红楼梦真实结局:黛玉嫁做妾?
红楼人物
前 言
这篇文字,十年前就该写了。可是,因为懒惰,以为生命很漫长,时间也有许多许多,它就惴惴地放在那里,象个永不能兑现的诺言。二OO二年底,一个冬夜凌晨两点,静静坐着冥想的我突然想起它,现觉着过的每一天都是侥幸,趁还来得及,我决定完成它。否则,会对几百年前的那个人愧疚。
若你读过《红楼梦》,又稍稍有点喜欢。那么,在秋凉的午后,正巧没有风,请你坐在露台的躺椅里,手边放杯茶,慢慢地、慢慢地听我给你讲《红楼梦》的事情。
二十岁左右的时候,完整的读过《红楼梦》(并非初次)。它对我从不是晦涩难懂的,我亦从不看脂批考证之类的东西,因他已将整个的心,全部的热情放在这部书里,我只享受这书便罢了,别人如何理解它,与我何干?
我和作者,有知己之感。正因如此,觉着有义务代他说话。
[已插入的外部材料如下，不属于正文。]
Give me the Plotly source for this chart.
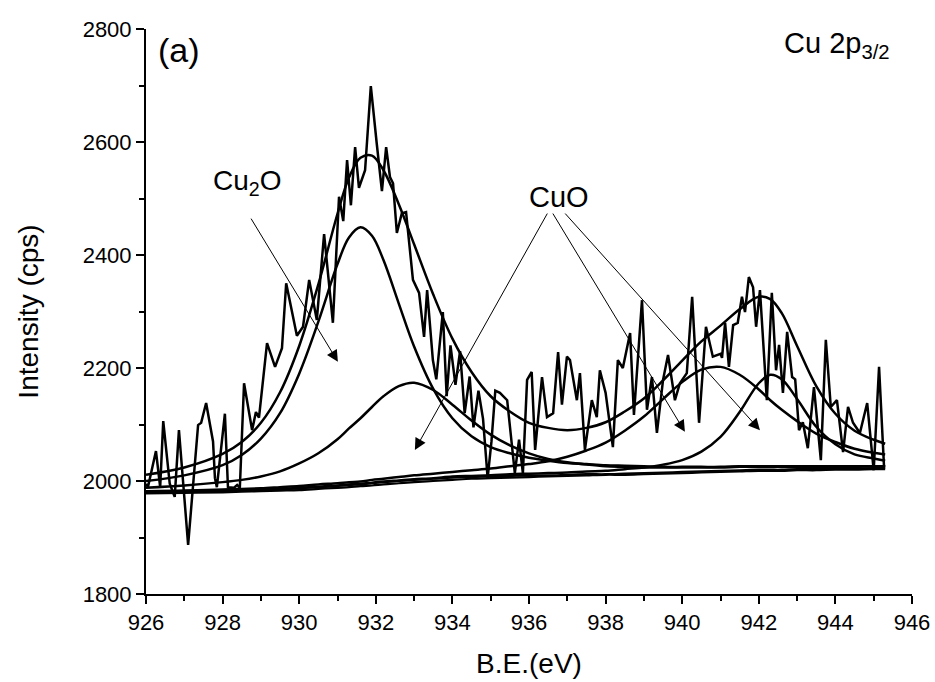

我的谈论,只与前八十回有关。作者是性情中人,这本书最大的好处,在于对人性的展示,而高鹗的部分与人性无关,高鹗不懂《红楼梦》,所以只能从情节下手,结果给人的感觉如同“宝匣里装上了大粪”那般别扭,我是无法读下去,因为怕气死。所幸我从未看完后四十回,所以对《红楼梦》保留着美好的印象,兼真挚的感动。
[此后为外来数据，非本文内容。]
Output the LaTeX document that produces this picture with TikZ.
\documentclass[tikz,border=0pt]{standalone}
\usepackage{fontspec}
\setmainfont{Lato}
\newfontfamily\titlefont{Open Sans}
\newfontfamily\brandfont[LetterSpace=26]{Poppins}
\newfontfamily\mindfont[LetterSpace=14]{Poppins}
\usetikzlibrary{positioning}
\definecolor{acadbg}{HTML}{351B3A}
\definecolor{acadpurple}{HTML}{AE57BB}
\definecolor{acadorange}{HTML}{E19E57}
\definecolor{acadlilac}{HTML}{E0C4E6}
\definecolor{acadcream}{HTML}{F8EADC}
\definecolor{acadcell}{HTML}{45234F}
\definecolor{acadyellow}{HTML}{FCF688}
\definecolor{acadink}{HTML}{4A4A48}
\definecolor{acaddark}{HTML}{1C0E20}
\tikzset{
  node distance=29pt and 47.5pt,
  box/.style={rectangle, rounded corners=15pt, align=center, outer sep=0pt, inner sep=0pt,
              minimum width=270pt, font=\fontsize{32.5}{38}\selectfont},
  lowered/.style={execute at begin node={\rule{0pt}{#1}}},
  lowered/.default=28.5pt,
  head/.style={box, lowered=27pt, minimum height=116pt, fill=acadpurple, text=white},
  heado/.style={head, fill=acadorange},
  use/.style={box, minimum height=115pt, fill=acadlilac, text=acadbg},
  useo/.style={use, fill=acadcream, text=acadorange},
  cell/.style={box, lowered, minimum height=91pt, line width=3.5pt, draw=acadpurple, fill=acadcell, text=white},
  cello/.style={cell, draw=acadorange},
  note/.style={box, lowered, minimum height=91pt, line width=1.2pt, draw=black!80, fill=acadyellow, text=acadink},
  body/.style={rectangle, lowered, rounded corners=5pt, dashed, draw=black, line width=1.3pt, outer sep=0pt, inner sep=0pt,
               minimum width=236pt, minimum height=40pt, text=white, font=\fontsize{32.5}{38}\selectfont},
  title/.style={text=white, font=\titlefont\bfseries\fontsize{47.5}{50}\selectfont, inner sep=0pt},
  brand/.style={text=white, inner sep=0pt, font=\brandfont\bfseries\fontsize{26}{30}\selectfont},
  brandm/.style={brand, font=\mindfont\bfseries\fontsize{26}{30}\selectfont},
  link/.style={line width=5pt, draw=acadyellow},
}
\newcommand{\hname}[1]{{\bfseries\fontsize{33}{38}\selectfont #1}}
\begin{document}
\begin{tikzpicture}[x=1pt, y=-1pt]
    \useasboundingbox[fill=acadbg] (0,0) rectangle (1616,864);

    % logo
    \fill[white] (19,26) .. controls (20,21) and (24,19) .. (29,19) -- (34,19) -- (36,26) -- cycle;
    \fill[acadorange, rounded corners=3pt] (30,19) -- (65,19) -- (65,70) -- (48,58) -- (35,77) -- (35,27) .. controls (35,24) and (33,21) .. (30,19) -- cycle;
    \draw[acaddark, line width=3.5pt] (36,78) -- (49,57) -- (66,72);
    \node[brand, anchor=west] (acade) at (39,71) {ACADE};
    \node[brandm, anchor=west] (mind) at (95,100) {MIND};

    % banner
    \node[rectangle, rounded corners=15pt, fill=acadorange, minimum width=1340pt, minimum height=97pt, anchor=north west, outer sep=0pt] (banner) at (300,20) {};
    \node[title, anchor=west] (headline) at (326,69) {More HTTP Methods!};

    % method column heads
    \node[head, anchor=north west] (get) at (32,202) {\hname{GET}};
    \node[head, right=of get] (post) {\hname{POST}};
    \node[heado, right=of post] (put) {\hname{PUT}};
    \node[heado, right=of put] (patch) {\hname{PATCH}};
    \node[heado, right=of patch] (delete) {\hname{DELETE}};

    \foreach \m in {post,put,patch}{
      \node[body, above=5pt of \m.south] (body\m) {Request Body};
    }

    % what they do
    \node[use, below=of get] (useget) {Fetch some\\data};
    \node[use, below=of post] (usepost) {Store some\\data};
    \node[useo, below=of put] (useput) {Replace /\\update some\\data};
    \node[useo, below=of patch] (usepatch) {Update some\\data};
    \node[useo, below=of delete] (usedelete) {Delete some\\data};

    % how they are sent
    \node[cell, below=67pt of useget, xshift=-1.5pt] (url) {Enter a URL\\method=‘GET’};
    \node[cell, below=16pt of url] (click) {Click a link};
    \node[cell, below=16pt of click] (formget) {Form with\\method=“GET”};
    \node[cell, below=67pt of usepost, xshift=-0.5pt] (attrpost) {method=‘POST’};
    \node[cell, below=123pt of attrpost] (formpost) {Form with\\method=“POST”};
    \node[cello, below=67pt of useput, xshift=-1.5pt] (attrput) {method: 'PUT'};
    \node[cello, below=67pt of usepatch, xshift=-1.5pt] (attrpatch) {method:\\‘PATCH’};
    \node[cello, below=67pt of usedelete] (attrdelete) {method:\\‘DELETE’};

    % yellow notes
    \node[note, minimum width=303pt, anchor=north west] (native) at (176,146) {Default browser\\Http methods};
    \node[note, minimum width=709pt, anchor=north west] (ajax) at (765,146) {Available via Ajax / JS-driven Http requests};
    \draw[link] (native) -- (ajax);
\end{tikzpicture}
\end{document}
他说这本书是“一把辛酸泪”,一点不过分。他的痛苦,我想更深于此吧。
宝黛之情达到男女之爱的极至,而爱的悲剧亦使作者的忿恨达到了极至。
所有人都知道,这书里记录了作者的情殇,既然他只写了这么一部书,写得如此美丽精致,他是想为自己的爱情找个完美的归宿罢?
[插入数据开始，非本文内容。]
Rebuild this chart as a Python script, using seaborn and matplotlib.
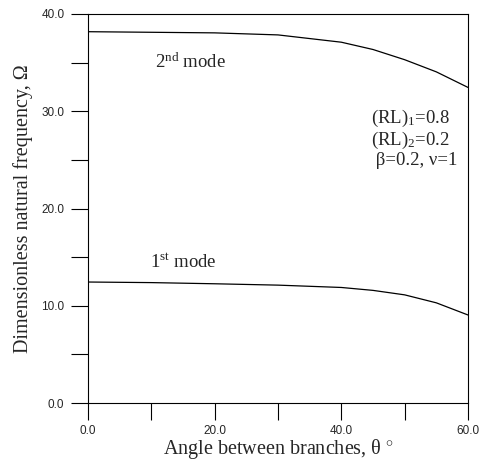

作者与宝玉系同一灵魂,而宝玉毕竟是一虚构形象,他的疯言疯语、乖张举指作者未必做的出,可能宝玉是作者向往之理想中的自我。正如他是理想化,正如作者想将自己隐去,宝玉成为书中最不真实,着墨最多而相对形象不甚完整的人物,他的作用只是充当作者的口舌,用来说故事的一根主线而已。而只有涉及宝黛之情的描写中,宝玉的身影才清晰明朗一些。
我疑心作者并未打算将宝黛结局的部分流传出去,也许那太接近事实(恐惹祸上身),也许他唯独不肯在这桩事情上杜撰下去,索性干脆不写了,但他在书中有N次交待了事情的真相。
交待一:此书常循一正一副、反复暗寓的方式交待情节。头四回里故事的主角到齐,第五回可谓总括,第六回才是故事真正的开始,所有人物开始生活起来。脉络如此清晰,为何这里要有一个例外,作者为何要在第二至第四回里讲一个独立的故事:香菱、冯渊与薛蟠?
它不是一般的引子。
请注意香菱在以后的故事中着墨不多,并非是作者想主要刻画的人物,而她一生的命运却拿到开篇独立完成,她那样重要吗?再注意甄士隐(这个名字已说明一切,将真事隐去,以“香、冯、薛”来代)这个人物有无出现的必要(他与此后的故事毫无关系)。最重要的是作者本旨是在头五回交待故事的全部情节,而非真的展开情节,那么香菱这个刻意的安排为了什么?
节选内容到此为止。